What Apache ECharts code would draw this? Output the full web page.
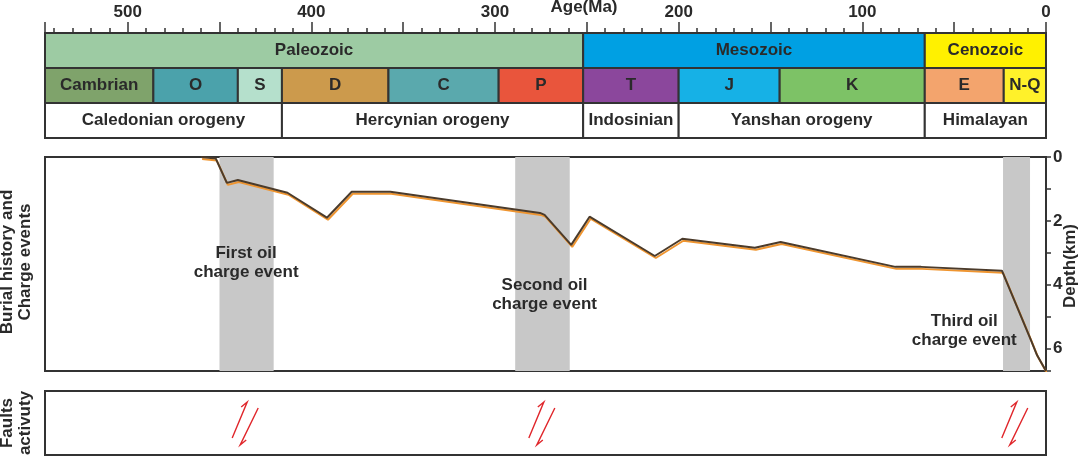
<!DOCTYPE html>
<html>
<head>
<meta charset="utf-8">
<script src="https://cdn.jsdelivr.net/npm/echarts/dist/echarts.min.js"></script>
<style>
html, body { margin: 0; padding: 0; background: #fff; }
#main { width: 1080px; height: 459px; }
</style>
</head>
<body>
<div id="main"></div>
<script>
// 地质年代 (Ma)
var eraNames = ['Paleozoic', 'Mesozoic', 'Cenozoic'];
var eraBounds = [545, 252, 66, 0];
var periodNames = ['Cambrian', 'O', 'S', 'D', 'C', 'P', 'T', 'J', 'K', 'E', 'N-Q'];
var periodBounds = [545, 486, 440, 416, 358, 298, 252, 200, 145, 66, 23, 0];
var orogenyNames = ['Caledonian orogeny', 'Hercynian orogeny', 'Indosinian', 'Yanshan orogeny', 'Himalayan'];
var orogenyBounds = [545, 416, 252, 200, 66, 0];

// 埋藏史曲线
var burialAge = [460, 452, 446, 440, 413, 391.5, 378, 357, 275.5, 273, 258.5, 248.5, 213, 198, 158.5, 144.5, 82, 68, 24, 8.7, 4.9, 0];
var burialDepth = [0, 0.05, 0.81, 0.72, 1.12, 1.9, 1.09, 1.09, 1.75, 1.81, 2.75, 1.87, 3.1, 2.56, 2.84, 2.66, 3.44, 3.44, 3.56, 5.66, 6.2, 6.7];

// 充注事件
var chargeStart = [450, 289, 23.4];
var chargeEnd = [420.5, 259.3, 8.7];
var chargeLabels = ['First oil\ncharge event', 'Second oil\ncharge event', 'Third oil\ncharge event'];
var chargeLabelAge = [435.5, 273, 44.5];
var chargeLabelDepth = [3.3, 4.33, 5.44];

// 断裂活动
var faultAges = [436, 274.5, 17];

// 样式
var eraColors = ['#9dcba3', '#00a0e3', '#fff100'];
var periodColors = ['#7fa36b', '#4ba2ab', '#b5e0cc', '#cc9a4c', '#5aa9ad', '#e9553c', '#8b479c', '#16b1e6', '#7dc266', '#f3a46d', '#fff12a'];
var orogenyColors = ['#fff', '#fff', '#fff', '#fff', '#fff'];
var FONT = '"Liberation Sans", Arial, sans-serif';
var INK = '#2a2a2a';

function bands(bounds, row) {
    var out = [];
    for (var i = 0; i < bounds.length - 1; i++) out.push([bounds[i], bounds[i + 1], row, i]);
    return out;
}
var boxData = bands(eraBounds, 0).concat(bands(periodBounds, 1), bands(orogenyBounds, 2));
var boxNames = [eraNames, periodNames, orogenyNames];
var boxColors = [eraColors, periodColors, orogenyColors];

var chart = echarts.init(document.getElementById('main'));

var ageAxis = { type: 'value', min: 0, max: 545, inverse: true };

var option = {
    animation: false,
    grid: [
        { left: 45, right: 34, top: 33, height: 105, outerBoundsMode: 'none', containLabel: false },
        { left: 45, right: 34, top: 157, height: 214, outerBoundsMode: 'none', containLabel: false, show: true, borderColor: '#333', borderWidth: 2, backgroundColor: 'transparent' },
        { left: 45, right: 34, top: 391, height: 64, outerBoundsMode: 'none', containLabel: false, show: true, borderColor: '#333', borderWidth: 2, backgroundColor: 'transparent' }
    ],
    xAxis: [
        Object.assign({}, ageAxis, {
            gridIndex: 0, position: 'top', interval: 50,
            axisLine: { show: true, lineStyle: { color: '#333', width: 2 } },
            axisTick: { show: true, length: 11, lineStyle: { color: '#333', width: 1.5 } },
            minorTick: { show: true, splitNumber: 5, length: 5, lineStyle: { color: '#333', width: 1.5 } },
            splitLine: { show: false },
            axisLabel: {
                margin: 12, color: INK, fontSize: 17, fontWeight: 'bold', fontFamily: FONT,
                formatter: function (v) { return ageTicksShow(v); }
            }
        }),
        Object.assign({}, ageAxis, { gridIndex: 1, show: false }),
        Object.assign({}, ageAxis, { gridIndex: 2, show: false })
    ],
    yAxis: [
        { gridIndex: 0, type: 'value', min: 0, max: 3, inverse: true, show: false },
        {
            gridIndex: 1, type: 'value', min: 0, max: 6.7, interval: 1, inverse: true, position: 'right',
            axisLine: { show: true, lineStyle: { color: '#333', width: 2 } },
            axisTick: { show: true, length: 5, lineStyle: { color: '#333', width: 1.5 } },
            splitLine: { show: false },
            axisLabel: {
                margin: 7, color: INK, fontSize: 17, fontWeight: 'bold', fontFamily: FONT,
                formatter: function (v) { return depthTicksShow(v); }
            }
        },
        { gridIndex: 2, type: 'value', min: 0, max: 1, show: false }
    ],
    graphic: [
        { type: 'text', x: 584, y: 7, style: { text: 'Age(Ma)', font: 'bold 17px ' + FONT, fill: INK, align: 'center', verticalAlign: 'middle' } },
        { type: 'text', x: 1070, y: 266, rotation: Math.PI / 2, style: { text: 'Depth(km)', font: 'bold 17px ' + FONT, fill: INK, align: 'center', verticalAlign: 'middle' } },
        { type: 'text', x: 16, y: 262, rotation: Math.PI / 2, style: { text: 'Burial history and\nCharge events', font: 'bold 17px ' + FONT, fill: INK, align: 'center', verticalAlign: 'middle', lineHeight: 18 } },
        { type: 'text', x: 16, y: 423, rotation: Math.PI / 2, style: { text: 'Faults\nactivuty', font: 'bold 17px ' + FONT, fill: INK, align: 'center', verticalAlign: 'middle', lineHeight: 18 } }
    ],
    series: [
        {
            type: 'custom', xAxisIndex: 0, yAxisIndex: 0,
            encode: { x: [0, 1], y: 2 },
            data: boxData,
            renderItem: function (params, api) {
                var row = api.value(2), i = api.value(3);
                var a = api.coord([api.value(0), row]);
                var b = api.coord([api.value(1), row + 1]);
                return {
                    type: 'rect',
                    shape: { x: a[0], y: a[1], width: b[0] - a[0], height: b[1] - a[1] },
                    style: { fill: boxColors[row][i], stroke: '#333', lineWidth: 2 },
                    textContent: { style: { text: boxNames[row][i], font: 'bold 17px ' + FONT, fill: INK } },
                    textConfig: { position: 'inside' }
                };
            }
        },
        {
            type: 'line', xAxisIndex: 1, yAxisIndex: 1,
            data: burialAge.map(function (a, i) { return [a, burialDepth[i]]; }),
            showSymbol: false, z: 5,
            lineStyle: { color: '#4b3b2b', width: 2, shadowColor: '#ef9530', shadowOffsetY: 2, shadowOffsetX: 1, shadowBlur: 0 },
            markArea: {
                silent: true,
                itemStyle: { color: '#c8c8c8' },
                data: chargeStart.map(function (s, i) { return [{ xAxis: s }, { xAxis: chargeEnd[i] }]; })
            }
        },
        {
            type: 'scatter', xAxisIndex: 1, yAxisIndex: 1, symbolSize: 0, z: 6,
            itemStyle: { opacity: 1 },
            data: chargeLabelAge.map(function (a, i) { return [a, chargeLabelDepth[i], chargeLabels[i]]; }),
            label: {
                show: true, position: 'inside', color: INK, opacity: 1, fontSize: 17, fontWeight: 'bold', fontFamily: FONT, lineHeight: 19,
                formatter: function (p) { return p.value[2]; }
            }
        },
        {
            type: 'custom', xAxisIndex: 2, yAxisIndex: 2,
            encode: { x: 0, y: 1 },
            data: faultAges.map(function (a) { return [a, 0.5]; }),
            renderItem: function (params, api) {
                var c = api.coord([api.value(0), api.value(1)]);
                var x = c[0], y = c[1];
                var st = { stroke: '#e0262b', lineWidth: 1.4, fill: null };
                return {
                    type: 'group',
                    children: [
                        { type: 'polyline', shape: { points: [[x - 13, y + 15], [x + 2, y - 21], [x - 4, y - 16]] }, style: st },
                        { type: 'polyline', shape: { points: [[x + 13, y - 15], [x - 5, y + 22], [x + 1, y + 17]] }, style: st }
                    ]
                };
            }
        }
    ]
};

function ageTicksShow(v) { return v % 100 === 0 ? String(v) : ''; }
function depthTicksShow(v) { return v % 2 === 0 ? String(v) : ''; }

chart.setOption(option);
</script>
</body>
</html>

**Requirements:** Return only the lines running from the top of the data to the line that holds "var faultAges = [436, 274.5, 17];". Include both of those lines, but skip the pictures.

**Response:**
What Apache ECharts code would draw this? Output the full web page.
<!DOCTYPE html>
<html>
<head>
<meta charset="utf-8">
<script src="https://cdn.jsdelivr.net/npm/echarts/dist/echarts.min.js"></script>
<style>
html, body { margin: 0; padding: 0; background: #fff; }
#main { width: 1080px; height: 459px; }
</style>
</head>
<body>
<div id="main"></div>
<script>
// 地质年代 (Ma)
var eraNames = ['Paleozoic', 'Mesozoic', 'Cenozoic'];
var eraBounds = [545, 252, 66, 0];
var periodNames = ['Cambrian', 'O', 'S', 'D', 'C', 'P', 'T', 'J', 'K', 'E', 'N-Q'];
var periodBounds = [545, 486, 440, 416, 358, 298, 252, 200, 145, 66, 23, 0];
var orogenyNames = ['Caledonian orogeny', 'Hercynian orogeny', 'Indosinian', 'Yanshan orogeny', 'Himalayan'];
var orogenyBounds = [545, 416, 252, 200, 66, 0];

// 埋藏史曲线
var burialAge = [460, 452, 446, 440, 413, 391.5, 378, 357, 275.5, 273, 258.5, 248.5, 213, 198, 158.5, 144.5, 82, 68, 24, 8.7, 4.9, 0];
var burialDepth = [0, 0.05, 0.81, 0.72, 1.12, 1.9, 1.09, 1.09, 1.75, 1.81, 2.75, 1.87, 3.1, 2.56, 2.84, 2.66, 3.44, 3.44, 3.56, 5.66, 6.2, 6.7];

// 充注事件
var chargeStart = [450, 289, 23.4];
var chargeEnd = [420.5, 259.3, 8.7];
var chargeLabels = ['First oil\ncharge event', 'Second oil\ncharge event', 'Third oil\ncharge event'];
var chargeLabelAge = [435.5, 273, 44.5];
var chargeLabelDepth = [3.3, 4.33, 5.44];

// 断裂活动
var faultAges = [436, 274.5, 17];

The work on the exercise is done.